A 21st Century Space Race

Matthew Okrent, Business Manager, Staff Writer

We are in the middle of a modern-day space race.  Two privately-owned U.S. corporations, Blue Origin and SpaceX, race for the best technology in this ever-expanding field.  However, the Chinese Academy of Launch Vehicle Technologies, or CALT, has recently been ramping up its efforts to compete with the two American aerospace giants.

Both Blue Origin and SpaceX employ different strategies in their technology. However, both companies have the same goal: making space travel more affordable by creating reusable rockets.  One design allows rockets to be reconstructed from previous rockets without needing new materials. Other rockets are simply able to land vertically, ready to be sent back into space at a moment’s notice.  For many years, these corporations have been the leaders in the field nationally, receiving the majority of government funding and making most of the recent advancements in the field.  Since the Space Race of the 1960s, American aerospace advancements and leadership in global space exploration have gone relatively unchallenged.  But with the rise of China’s space exploration programs, these corporations may have new competitors.
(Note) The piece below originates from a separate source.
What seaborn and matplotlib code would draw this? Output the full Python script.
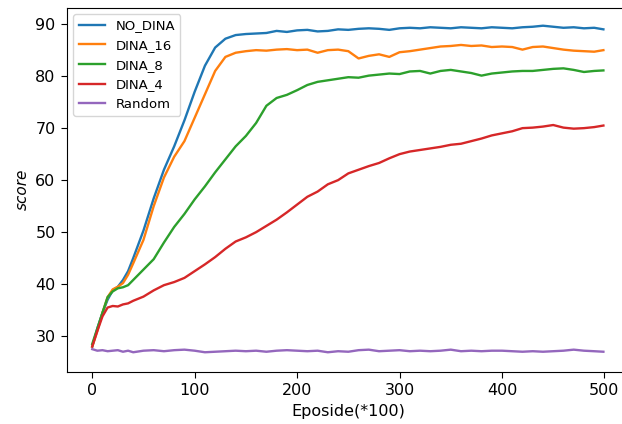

CALT has developed new spaceplanes that will make commercial space flights more possible and cost effective.  These spaceplanes are also reusable, like the rockets being developed by SpaceX and Blue Origin.

The new spaceplane can’t carry as heavy a load into space as the rockets produced by SpaceX and Blue Origin can, but the spaceplane can be used for smaller loads, such as the transport of microsatellites, small amounts of cargo, or even people.  This technology in particular does not threaten the current reign of US aerospace corporations, but it could lead to the rise of new Chinese competitors to US corporations, which could be detrimental to American success in the industry.